The most recent big move was announced just this week. Blue Cross and Blue Shield of Oklahoma reported its pending relocation from a building it has long owned at 3401 NW 63 to leased space in the IBC Bank Center, 3817 Northwest Expressway. Blue Cross said its building needs work and at 80,000 square feet is too big for its needs.
It is leasing 49,000 square feet at IBC.
Downtown will take the biggest hit at the end of the year when Devon Energy Corp.'s lease of some 225,000 square feet at First National Center expires, Price Edwards said.
“As we have stated before, many of these buildings are faced with functional obsolescence and it remains to be seen what becomes of them.
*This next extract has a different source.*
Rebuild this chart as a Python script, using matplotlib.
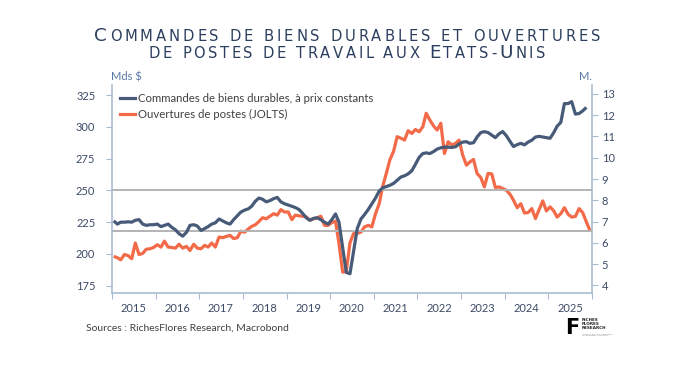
import matplotlib
matplotlib.use("Agg")
import matplotlib.pyplot as plt
import matplotlib.dates as mdates
from matplotlib.lines import Line2D
import pandas as pd

# monthly data, 2015-01 onwards
durables = [
    226.0, 223.5, 225.0, 225.0, 225.3, 225.0, 226.5, 227.0, 223.5, 222.5, 223.0, 223.0,
    223.5, 221.5, 222.5, 223.5, 221.0, 219.0, 216.0, 214.0, 217.0, 222.5, 223.0, 222.0,
    218.5, 220.0, 221.5, 223.5, 224.5, 227.5, 226.0, 224.5, 223.5, 227.0, 230.0, 233.0,
    234.5, 235.5, 237.5, 241.5, 244.0, 243.0, 241.0, 242.0, 243.5, 244.5, 241.0, 239.5,
    238.5, 237.5, 236.5, 235.0, 232.0, 228.5, 226.5, 228.0, 228.5, 227.0, 225.0, 223.5,
    227.0, 231.5, 225.0, 205.0, 185.5, 184.5, 202.0, 220.0, 227.5, 231.0, 235.0, 239.5,
    244.0, 249.5, 252.0, 253.0, 254.0, 255.5, 258.0, 260.5, 261.5, 263.0, 265.5, 270.5,
    276.0, 279.0, 279.5, 279.0, 280.5, 282.5, 283.5, 284.0, 284.0, 283.8, 284.3, 286.5,
    288.0, 288.3, 287.0, 287.5, 292.0, 295.5, 296.2, 295.5, 293.5, 291.5, 294.5, 296.3,
    293.0, 288.5, 284.5, 286.0, 287.0, 285.8, 288.0, 289.5, 292.0, 292.5, 292.0, 291.5,
    291.0, 295.5, 300.5, 303.5, 318.3, 318.3, 319.8, 310.0, 310.5, 312.5, 315.3,
]
jolts = [
    5.36, 5.30, 5.20, 5.45, 5.40, 5.25, 5.99, 5.45, 5.50, 5.70, 5.72, 5.78,
    5.91, 5.80, 6.08, 5.80, 5.78, 5.75, 5.93, 5.75, 5.83, 5.64, 5.93, 5.75,
    5.72, 5.88, 5.80, 5.99, 5.80, 6.27, 6.24, 6.30, 6.35, 6.20, 6.24, 6.55,
    6.50, 6.65, 6.77, 6.85, 7.00, 7.18, 7.13, 7.25, 7.37, 7.30, 7.56, 7.45,
    7.45, 7.09, 7.30, 7.27, 7.25, 7.22, 7.06, 7.13, 7.18, 7.25, 6.82, 6.82,
    6.95, 7.02, 5.96, 4.62, 4.65, 6.00, 6.43, 6.45, 6.50, 6.75, 6.82, 6.75,
    7.37, 7.84, 8.63, 9.26, 9.90, 10.30, 10.99, 10.92, 10.83, 11.27, 11.14, 11.33,
    11.22, 11.46, 12.09, 11.77, 11.50, 11.30, 11.62, 10.20, 10.75, 10.60, 10.67, 10.83,
    10.12, 9.65, 9.80, 9.92, 9.26, 9.07, 8.63, 9.26, 9.24, 8.60, 8.63, 8.55,
    8.47, 8.28, 8.00, 7.65, 7.84, 7.40, 7.42, 7.61, 7.14, 7.56, 7.97, 7.50,
    7.69, 7.50, 7.21, 7.37, 7.65, 7.34, 7.21, 7.24, 7.61, 7.42, 6.98, 6.58,
]
ref_levels = [250, 218]
left_ticks = [175, 200, 225, 250, 275, 300, 325]
right_ticks = [4, 5, 6, 7, 8, 9, 10, 11, 12, 13]
lbl_durables = "Commandes de biens durables, à prix constants"
lbl_jolts = "Ouvertures de postes (JOLTS)"
title_lines = ["Commandes de biens durables et ouvertures",
               "de postes de travail aux Etats-Unis"]

dates_j = pd.date_range("2015-01-01", periods=len(jolts), freq="MS") + pd.Timedelta(days=14)
dates_d = dates_j[:len(durables)]

C_DARK = "#475a78"
C_ORANGE = "#f36a49"
C_TITLE = "#2c3e5e"
C_TICK = "#3d4b66"
C_SPINE = "#a9bccf"
C_GRID = "#b3b3b3"

plt.rcParams["font.family"] = ["Lato", "DejaVu Sans"]

fig = plt.figure(figsize=(6.94, 3.74), dpi=100)
ax = fig.add_axes([112 / 694, 1 - 293 / 374, 480 / 694, 208 / 374])
ax2 = ax.twinx()

for lv in ref_levels:
    ax.axhline(lv, color=C_GRID, lw=1.4, zorder=1)
ax.plot(dates_d, durables, color=C_DARK, lw=2.3, zorder=3, solid_capstyle="butt")
ax2.plot(dates_j, jolts, color=C_ORANGE, lw=2.3, solid_capstyle="butt")

# dark line above orange
ax.set_zorder(ax2.get_zorder() + 1)
ax.patch.set_visible(False)

ax.set_xlim(pd.Timestamp("2015-01-01"), pd.Timestamp("2026-01-01"))
ax.set_ylim(169.3, 332.9)
ax2.set_ylim(3.64, 13.42)
ax.set_yticks(left_ticks)
ax2.set_yticks(right_ticks)

ax.xaxis.set_major_locator(mdates.YearLocator())
ax.xaxis.set_major_formatter(matplotlib.ticker.NullFormatter())
ax.xaxis.set_minor_locator(mdates.MonthLocator(bymonth=7))
ax.xaxis.set_minor_formatter(mdates.DateFormatter("%Y"))

for a in (ax, ax2):
    for s in a.spines.values():
        s.set_color(C_SPINE)
        s.set_linewidth(1.2)
    a.spines["top"].set_visible(False)
ax.spines["right"].set_visible(False)
ax2.spines["left"].set_visible(False)
ax2.spines["bottom"].set_visible(False)

ax.tick_params(axis="x", which="major", length=4, color=C_SPINE, direction="out")
ax.tick_params(axis="x", which="minor", length=0, pad=7, labelsize=8, labelcolor=C_TICK)
ax.tick_params(axis="y", length=4, color=C_SPINE, pad=8, labelsize=8, labelcolor=C_TICK)
ax2.tick_params(axis="y", length=4, color=C_SPINE, pad=3, labelsize=8, labelcolor=C_TICK)

handles = [Line2D([], [], color=C_DARK, lw=2.3), Line2D([], [], color=C_ORANGE, lw=2.3)]
ax.legend(handles, [lbl_durables, lbl_jolts], loc="upper left", frameon=False,
          bbox_to_anchor=(0.0, 1.0), handlelength=1.3, handletextpad=0.3,
          labelspacing=0.45, fontsize=8.2, labelcolor="#404040", borderaxespad=0.3)

fig.text(111 / 694, 1 - 77 / 374, "Mds $", color="#5a78a8", fontsize=8, va="center")
fig.text(592 / 694, 1 - 77 / 374, "M.", color="#5a78a8", fontsize=8, va="center", ha="right")

fig.text(86 / 694, 1 - 328 / 374, "Sources : RichesFlores Research, Macrobond",
         color="#404040", fontsize=7.5, va="center")

# logo
fig.text(565 / 694, 1 - 334 / 374, "F", fontsize=15, fontweight="bold",
         family="DejaVu Sans", color="black", va="baseline")
fig.text(582 / 694, 1 - 324 / 374, "RICHES\nFLORES\nRESEARCH", fontsize=3.0,
         fontweight="bold", family="DejaVu Sans", color="#222222", va="center",
         linespacing=1.0)
fig.text(582 / 694, 1 - 335 / 374, "GLOBAL MACRO RESEARCH\nINVESTMENT STRATEGY",
         fontsize=1.6, family="DejaVu Sans", color="#888888", va="center")


def smallcaps_line(text, y, big, small, target_w):
    # one Text per character so the wide spacing of the original can be copied
    renderer = fig.canvas.get_renderer()
    W = fig.bbox.width
    items = []
    for ch in text:
        sz = big if ch.isupper() else small
        kw = dict(fontsize=sz, color=C_TITLE, family="DejaVu Sans", va="baseline", ha="left")
        t = fig.text(0, y, ch.upper(), **kw)
        probe = fig.text(0, 0, ch.upper() + "|", **kw)
        bar = fig.text(0, 0, "|", **kw)
        w = probe.get_window_extent(renderer).width - bar.get_window_extent(renderer).width
        probe.remove()
        bar.remove()
        items.append((t, w))
    natural = sum(w for _, w in items)
    track = (target_w - natural) / (len(items) - 1)
    x = (W - target_w) / 2
    for t, w in items:
        t.set_x(x / W)
        x += w + track


smallcaps_line(title_lines[0], 1 - 41 / 374, 13.2, 10.6, 506)
smallcaps_line(title_lines[1], 1 - 58 / 374, 13.2, 10.6, 396)

fig.savefig("out.png", dpi=100)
Given the increase in demand for downtown housing, we expect a few may be converted to that or alternative uses,” the firm reported.
Setting the oldest buildings aside, downtown vacancy is closer to a “reasonably healthy” vacancy of 13.5 percent, Price Edwards said.
But it's the top of quality where the market keeps humming downtown: Class A space keeps getting taken.
Class A vacancy had shrunk to 2.3 percent by midyear, which probably is an all-time low, the firm said, and rents had risen to $19.55 per square foot per year, an all-time high.
Downtown eyes are on land now occupied by Stage Center, where a new skyscraper is reportedly in the works.
“Speculation is rampant regarding the anchor tenant for what is reported to be an at least 20-story tower,” Price Edwards said. “It is likely that the construction of such a building will create offsetting vacancy the anchor tenant leaves behind as we do not believe, and it certainly has not been reported, that the tenant is new to the market.”
Overall, the Oklahoma City office market held steady the first half of 2013, with vacancy inching up to 16.5 percent from 16.2 percent.
A year ago, it was 16.4 percent, according to Price Edwards.
The north submarket was the only one to see “negative absorption” — that is, a net vacating of space — partly because of Chesapeake Energy's retreat from leased space back to its own campus at NW 63 and Western Avenue, the firm said.
The city would have seen new leased office development by now “if not for developers' fears about the future of Chesapeake Energy and the amount of space that would be added to inventory,” Price Edwards said. “As it stands, most of the better quality space that Chesapeake has vacated has been quickly absorbed by the pent-up demand of tenants in need of quality space.”
The firm pointed to the quick backfilling of most of 100,000 square feet of former Chesapeake-leased space at IBC Bank Center within six months of going on the market — and at higher lease rates — and said it expected similar results at Valliance Tower, 1601 Northwest Expressway, where Chesapeake recently vacated 25,000 square feet.
The northwest submarket remains among the healthiest, with Class A vacancy down to 3.7 percent, the firm said, and Class A space is “virtually nonexistent” along the Memorial Road corridor, where eight of nine Class A buildings are fully occupied.